Mumbai, July 14: A Public Interest Litigation (PIL) has been filed in the Bombay High Court, challenging the reservation policy of the Maharashtra government in medical and dental college admissions through Maharashtra Common Entrance Test (MH-CET).

The petition, filed by city-based NGO People's Health Organisation (India) through its counsel Ajay Paniker, is likely to come up for hearing on Monday before Division Bench comprising Chief Justice Swatantra Kumar and Justice Ranjana Desai.

The petitioner, through the PIL, has sought a stay from the Court on the admissions to the medical and dental colleges, beginning July 17, and relief against ''highly political and discriminatory'' reservation policy of the state government to safeguard the larger interest of student community from the state.

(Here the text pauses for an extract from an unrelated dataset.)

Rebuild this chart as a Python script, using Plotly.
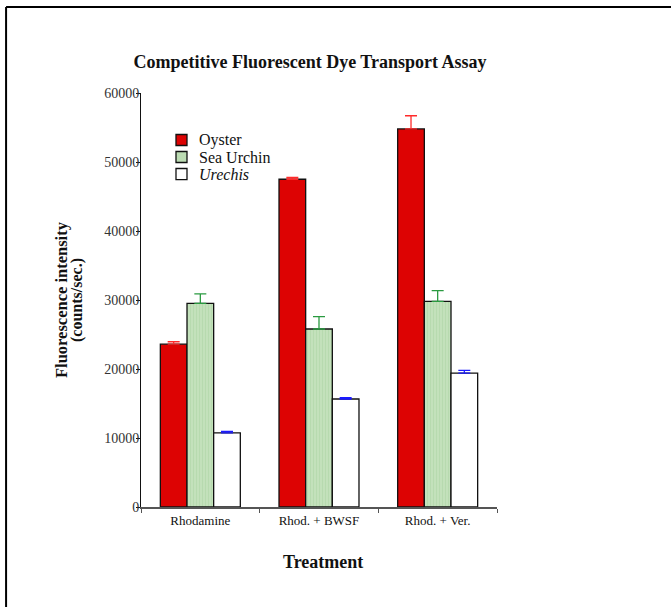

Stating that Maharashtra was a unique case in the country, which had plethora of reservation categories under Constitutional and Specified groups, the petitioner alleged that the impugned reservation policy was so grave that merely 15 per cent seats remain for open general merit students in government-run medical, dental and other professional colleges.

According to the petitioner, apart from caste-based reservations, to the extent of 50 per cent for SC, ST, VJ (Vimukta Jaati), Nomadic Tribe (NT) and OBC, there are also reservations for a host of other categories which included Central government nominees as well. Above all, 15 per cent seats are reserved for national quota in addition to state and regional quota, the petitoner stated.

Moreover, there is an un-equitable division of the state into three regions -- Vidarbha (11 districts), Marathwada (eight districts) and rest of Maharashtra (comprising 16 districts) -- for the purpose of medical education.

The medical seats from the state/municipal colleges in Mumbai and Thane are thrown open to everybody and hardly a fraction come to Mumbaikars the petition states.

According to the petitioner, the seat-distribution pattern over the last decade shows that several specified categories are added to the reservation-list and the percentage of seats are increased in the existing categories, often 'surreptitiously by the politicians and officialdom', leaving behind only 24 per cent seats for Open Merit on paper.

The PIL adds states that Maharashtra has been consistently contributing 310 of 2,060 medical and 36 of 240 dental seats, but its students do not get even a fraction of those seats.